Source code of charts:
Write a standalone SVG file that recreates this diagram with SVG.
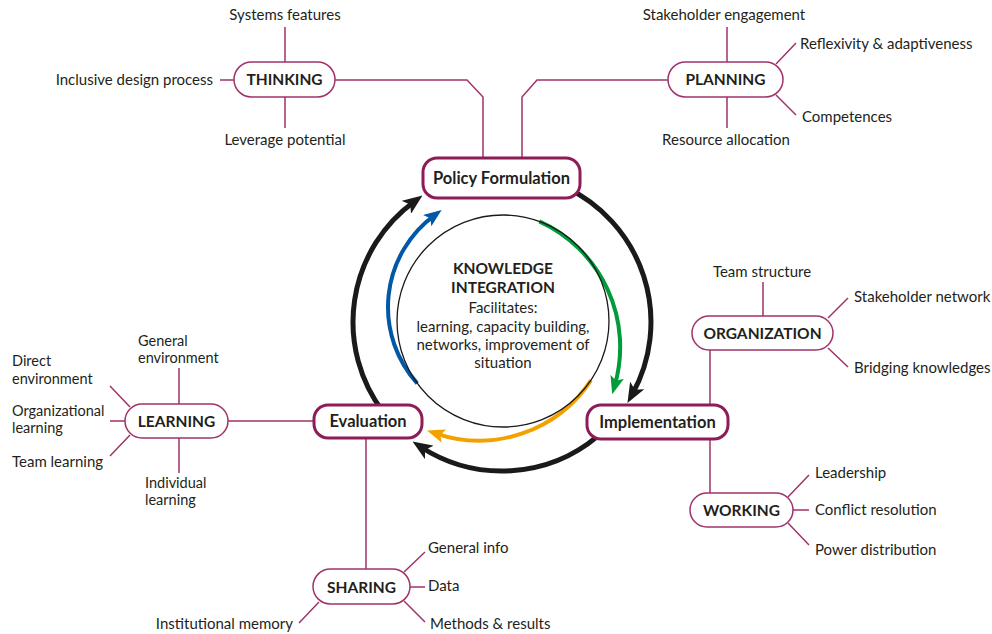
<svg xmlns="http://www.w3.org/2000/svg" width="992" height="634" viewBox="0 0 992 634">
<style>
.ln{fill:none;stroke:#a0336b;stroke-width:1.5}
.pill{fill:#fff;stroke:#a0336b;stroke-width:1.5}
.main{fill:#fff;stroke:#8c1d56;stroke-width:3}
.t{font-family:Lato,"Open Sans",sans-serif;font-size:15px;fill:#231f20}
.t2{font-size:14.5px}
.b{font-family:Lato,"Open Sans",sans-serif;font-size:15.5px;font-weight:700;fill:#231f20;text-anchor:middle}
.bm{font-size:16.5px}
.m{text-anchor:middle}
.e{text-anchor:end}
.blk{fill:none;stroke:#1a1a1a;stroke-width:5}
.col{fill:none;stroke-width:4}
</style>
<defs>
<marker id="ak" markerUnits="userSpaceOnUse" markerWidth="20" markerHeight="16" viewBox="0 0 20 16" refX="10" refY="8" orient="auto"><path d="M0,0 L20,8 L0,16 L5,8 z" fill="#1a1a1a"/></marker>
<marker id="ab" markerUnits="userSpaceOnUse" markerWidth="18" markerHeight="14" viewBox="0 0 18 14" refX="9" refY="7" orient="auto"><path d="M0,0 L18,7 L0,14 L4,7 z" fill="#0058a6"/></marker>
<marker id="ag" markerUnits="userSpaceOnUse" markerWidth="18" markerHeight="14" viewBox="0 0 18 14" refX="9" refY="7" orient="auto"><path d="M0,0 L18,7 L0,14 L4,7 z" fill="#009b3a"/></marker>
<marker id="ao" markerUnits="userSpaceOnUse" markerWidth="18" markerHeight="14" viewBox="0 0 18 14" refX="9" refY="7" orient="auto"><path d="M0,0 L18,7 L0,14 L4,7 z" fill="#f4a100"/></marker>
</defs>
<rect width="992" height="634" fill="#fff"/>
<g id="connectors">
<path class="ln" d="M285,27 V62 M285,97 V128 M220,80 H234 M335,80 H467 L483,97 V158"/>
<path class="ln" d="M727,27 V62 M727,97 V128 M776,64 L796,43 M776,95 L796,115 M668,80 H537 L522,97 V158"/>
<path class="ln" d="M179,368 V404 M179,438 V473 M110,386 L130,407 M110,421 H125 M130,435 L110,456 M228,421 H314"/>
<path class="ln" d="M366,438 V569"/>
<path class="ln" d="M404,572 L425,552 M410,587 H425 M404,601 L425,622 M319,602 L299,623"/>
<path class="ln" d="M763,282 V316 M828,318 L848,298 M828,348 L848,367 M710,350 V405"/>
<path class="ln" d="M710,439 V493"/>
<path class="ln" d="M788,497 L809,475 M793,510 H809 M788,523 L809,545"/>
<path class="blk" d="M565,187 A149,149 0 0 1 632.3,394.2" marker-end="url(#ak)"/>
<path class="blk" d="M597.8,436.1 A149,149 0 0 1 420.9,447" marker-end="url(#ak)"/>
<path class="blk" d="M383,411.7 A149,149 0 0 1 414.4,201.5" marker-end="url(#ak)"/>
<path class="col" stroke="#0058a6" d="M417.2,383.3 A114,114 0 0 1 434.4,215.3" marker-end="url(#ab)"/>
<path class="col" stroke="#009b3a" d="M539.3,221.4 A138,138 0 0 1 614.7,385.5" marker-end="url(#ag)"/>
<path class="col" stroke="#f4a100" d="M590.9,380.3 A134,134 0 0 1 435.5,433.3" marker-end="url(#ao)"/>
</g>
<g id="knowledge-integration">
<circle cx="503" cy="321" r="106" fill="none" stroke="#1a1a1a" stroke-width="1.3"/>
<text class="b" x="503" y="274" style="font-size:15.5px">KNOWLEDGE</text>
<text class="b" x="503" y="293" style="font-size:15.5px">INTEGRATION</text>
<text class="t m" x="503" y="313">Facilitates:</text>
<text class="t m" x="503" y="332">learning, capacity building,</text>
<text class="t m" x="503" y="350">networks, improvement of</text>
<text class="t m" x="503" y="368">situation</text>
</g>
<g id="policy-formulation">
<rect class="main" x="423" y="158" width="157" height="40" rx="14"/>
<text class="b bm" x="501.5" y="184">Policy Formulation</text>
</g>
<g id="evaluation">
<rect class="main" x="314" y="405" width="108" height="33" rx="14"/>
<text class="b bm" x="368" y="427">Evaluation</text>
</g>
<g id="implementation">
<rect class="main" x="587" y="405" width="141" height="34" rx="14"/>
<text class="b bm" x="657.5" y="427.5">Implementation</text>
</g>
<g id="thinking">
<rect class="pill" x="234" y="62" width="101" height="35" rx="17.5"/>
<text class="b" x="284.5" y="85">THINKING</text>
<text class="t m" x="285" y="20">Systems features</text>
<text class="t e" x="213" y="85">Inclusive design process</text>
<text class="t m" x="285" y="145">Leverage potential</text>
</g>
<g id="planning">
<rect class="pill" x="668" y="62" width="115" height="35" rx="17.5"/>
<text class="b" x="725.5" y="85">PLANNING</text>
<text class="t m" x="724" y="20">Stakeholder engagement</text>
<text class="t" x="800" y="49">Reflexivity &amp; adaptiveness</text>
<text class="t" x="802" y="122">Competences</text>
<text class="t m" x="726" y="145">Resource allocation</text>
</g>
<g id="learning">
<rect class="pill" x="125" y="404" width="103" height="34" rx="17"/>
<text class="b" x="176.5" y="427">LEARNING</text>
<text class="t t2" x="138" y="345.5">General</text>
<text class="t t2" x="138" y="363">environment</text>
<text class="t t2" x="12" y="366">Direct</text>
<text class="t t2" x="12" y="383.5">environment</text>
<text class="t t2" x="12" y="415.5">Organizational</text>
<text class="t t2" x="12" y="433">learning</text>
<text class="t" x="12" y="467">Team learning</text>
<text class="t t2" x="145" y="487.5">Individual</text>
<text class="t t2" x="145" y="505">learning</text>
</g>
<g id="sharing">
<rect class="pill" x="313" y="569" width="97" height="35" rx="17.5"/>
<text class="b" x="361.5" y="592.5">SHARING</text>
<text class="t" x="428" y="553">General info</text>
<text class="t" x="428" y="591">Data</text>
<text class="t" x="430" y="629">Methods &amp; results</text>
<text class="t e" x="293" y="629">Institutional memory</text>
</g>
<g id="organization">
<rect class="pill" x="692" y="316" width="141" height="34" rx="17"/>
<text class="b" x="762.5" y="339">ORGANIZATION</text>
<text class="t m" x="762" y="277">Team structure</text>
<text class="t" x="854" y="302">Stakeholder network</text>
<text class="t" x="854" y="373">Bridging knowledges</text>
</g>
<g id="working">
<rect class="pill" x="690" y="493" width="103" height="34" rx="17"/>
<text class="b" x="741.5" y="516">WORKING</text>
<text class="t" x="815" y="478">Leadership</text>
<text class="t" x="815" y="515">Conflict resolution</text>
<text class="t" x="815" y="555">Power distribution</text>
</g>
</svg>
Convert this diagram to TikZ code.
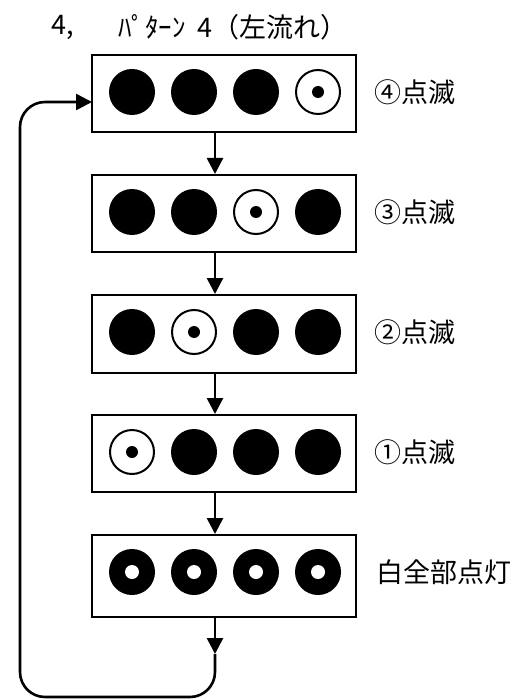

_WHAT THE TASK REQUIRES:_ Quote every line of the records above exactly; no picture is to be copied.

_OUTPUT OF THE EXERCISE:_
Write a standalone SVG file that recreates this diagram with SVG.
<svg xmlns="http://www.w3.org/2000/svg" width="992" height="634" viewBox="0 0 992 634">
<style>
.ln{fill:none;stroke:#a0336b;stroke-width:1.5}
.pill{fill:#fff;stroke:#a0336b;stroke-width:1.5}
.main{fill:#fff;stroke:#8c1d56;stroke-width:3}
.t{font-family:Lato,"Open Sans",sans-serif;font-size:15px;fill:#231f20}
.t2{font-size:14.5px}
.b{font-family:Lato,"Open Sans",sans-serif;font-size:15.5px;font-weight:700;fill:#231f20;text-anchor:middle}
.bm{font-size:16.5px}
.m{text-anchor:middle}
.e{text-anchor:end}
.blk{fill:none;stroke:#1a1a1a;stroke-width:5}
.col{fill:none;stroke-width:4}
</style>
<defs>
<marker id="ak" markerUnits="userSpaceOnUse" markerWidth="20" markerHeight="16" viewBox="0 0 20 16" refX="10" refY="8" orient="auto"><path d="M0,0 L20,8 L0,16 L5,8 z" fill="#1a1a1a"/></marker>
<marker id="ab" markerUnits="userSpaceOnUse" markerWidth="18" markerHeight="14" viewBox="0 0 18 14" refX="9" refY="7" orient="auto"><path d="M0,0 L18,7 L0,14 L4,7 z" fill="#0058a6"/></marker>
<marker id="ag" markerUnits="userSpaceOnUse" markerWidth="18" markerHeight="14" viewBox="0 0 18 14" refX="9" refY="7" orient="auto"><path d="M0,0 L18,7 L0,14 L4,7 z" fill="#009b3a"/></marker>
<marker id="ao" markerUnits="userSpaceOnUse" markerWidth="18" markerHeight="14" viewBox="0 0 18 14" refX="9" refY="7" orient="auto"><path d="M0,0 L18,7 L0,14 L4,7 z" fill="#f4a100"/></marker>
</defs>
<rect width="992" height="634" fill="#fff"/>
<g id="connectors">
<path class="ln" d="M285,27 V62 M285,97 V128 M220,80 H234 M335,80 H467 L483,97 V158"/>
<path class="ln" d="M727,27 V62 M727,97 V128 M776,64 L796,43 M776,95 L796,115 M668,80 H537 L522,97 V158"/>
<path class="ln" d="M179,368 V404 M179,438 V473 M110,386 L130,407 M110,421 H125 M130,435 L110,456 M228,421 H314"/>
<path class="ln" d="M366,438 V569"/>
<path class="ln" d="M404,572 L425,552 M410,587 H425 M404,601 L425,622 M319,602 L299,623"/>
<path class="ln" d="M763,282 V316 M828,318 L848,298 M828,348 L848,367 M710,350 V405"/>
<path class="ln" d="M710,439 V493"/>
<path class="ln" d="M788,497 L809,475 M793,510 H809 M788,523 L809,545"/>
<path class="blk" d="M565,187 A149,149 0 0 1 632.3,394.2" marker-end="url(#ak)"/>
<path class="blk" d="M597.8,436.1 A149,149 0 0 1 420.9,447" marker-end="url(#ak)"/>
<path class="blk" d="M383,411.7 A149,149 0 0 1 414.4,201.5" marker-end="url(#ak)"/>
<path class="col" stroke="#0058a6" d="M417.2,383.3 A114,114 0 0 1 434.4,215.3" marker-end="url(#ab)"/>
<path class="col" stroke="#009b3a" d="M539.3,221.4 A138,138 0 0 1 614.7,385.5" marker-end="url(#ag)"/>
<path class="col" stroke="#f4a100" d="M590.9,380.3 A134,134 0 0 1 435.5,433.3" marker-end="url(#ao)"/>
</g>
<g id="knowledge-integration">
<circle cx="503" cy="321" r="106" fill="none" stroke="#1a1a1a" stroke-width="1.3"/>
<text class="b" x="503" y="274" style="font-size:15.5px">KNOWLEDGE</text>
<text class="b" x="503" y="293" style="font-size:15.5px">INTEGRATION</text>
<text class="t m" x="503" y="313">Facilitates:</text>
<text class="t m" x="503" y="332">learning, capacity building,</text>
<text class="t m" x="503" y="350">networks, improvement of</text>
<text class="t m" x="503" y="368">situation</text>
</g>
<g id="policy-formulation">
<rect class="main" x="423" y="158" width="157" height="40" rx="14"/>
<text class="b bm" x="501.5" y="184">Policy Formulation</text>
</g>
<g id="evaluation">
<rect class="main" x="314" y="405" width="108" height="33" rx="14"/>
<text class="b bm" x="368" y="427">Evaluation</text>
</g>
<g id="implementation">
<rect class="main" x="587" y="405" width="141" height="34" rx="14"/>
<text class="b bm" x="657.5" y="427.5">Implementation</text>
</g>
<g id="thinking">
<rect class="pill" x="234" y="62" width="101" height="35" rx="17.5"/>
<text class="b" x="284.5" y="85">THINKING</text>
<text class="t m" x="285" y="20">Systems features</text>
<text class="t e" x="213" y="85">Inclusive design process</text>
<text class="t m" x="285" y="145">Leverage potential</text>
</g>
<g id="planning">
<rect class="pill" x="668" y="62" width="115" height="35" rx="17.5"/>
<text class="b" x="725.5" y="85">PLANNING</text>
<text class="t m" x="724" y="20">Stakeholder engagement</text>
<text class="t" x="800" y="49">Reflexivity &amp; adaptiveness</text>
<text class="t" x="802" y="122">Competences</text>
<text class="t m" x="726" y="145">Resource allocation</text>
</g>
<g id="learning">
<rect class="pill" x="125" y="404" width="103" height="34" rx="17"/>
<text class="b" x="176.5" y="427">LEARNING</text>
<text class="t t2" x="138" y="345.5">General</text>
<text class="t t2" x="138" y="363">environment</text>
<text class="t t2" x="12" y="366">Direct</text>
<text class="t t2" x="12" y="383.5">environment</text>
<text class="t t2" x="12" y="415.5">Organizational</text>
<text class="t t2" x="12" y="433">learning</text>
<text class="t" x="12" y="467">Team learning</text>
<text class="t t2" x="145" y="487.5">Individual</text>
<text class="t t2" x="145" y="505">learning</text>
</g>
<g id="sharing">
<rect class="pill" x="313" y="569" width="97" height="35" rx="17.5"/>
<text class="b" x="361.5" y="592.5">SHARING</text>
<text class="t" x="428" y="553">General info</text>
<text class="t" x="428" y="591">Data</text>
<text class="t" x="430" y="629">Methods &amp; results</text>
<text class="t e" x="293" y="629">Institutional memory</text>
</g>
<g id="organization">
<rect class="pill" x="692" y="316" width="141" height="34" rx="17"/>
<text class="b" x="762.5" y="339">ORGANIZATION</text>
<text class="t m" x="762" y="277">Team structure</text>
<text class="t" x="854" y="302">Stakeholder network</text>
<text class="t" x="854" y="373">Bridging knowledges</text>
</g>
<g id="working">
<rect class="pill" x="690" y="493" width="103" height="34" rx="17"/>
<text class="b" x="741.5" y="516">WORKING</text>
<text class="t" x="815" y="478">Leadership</text>
<text class="t" x="815" y="515">Conflict resolution</text>
<text class="t" x="815" y="555">Power distribution</text>
</g>
</svg>
Convert this diagram to TikZ code.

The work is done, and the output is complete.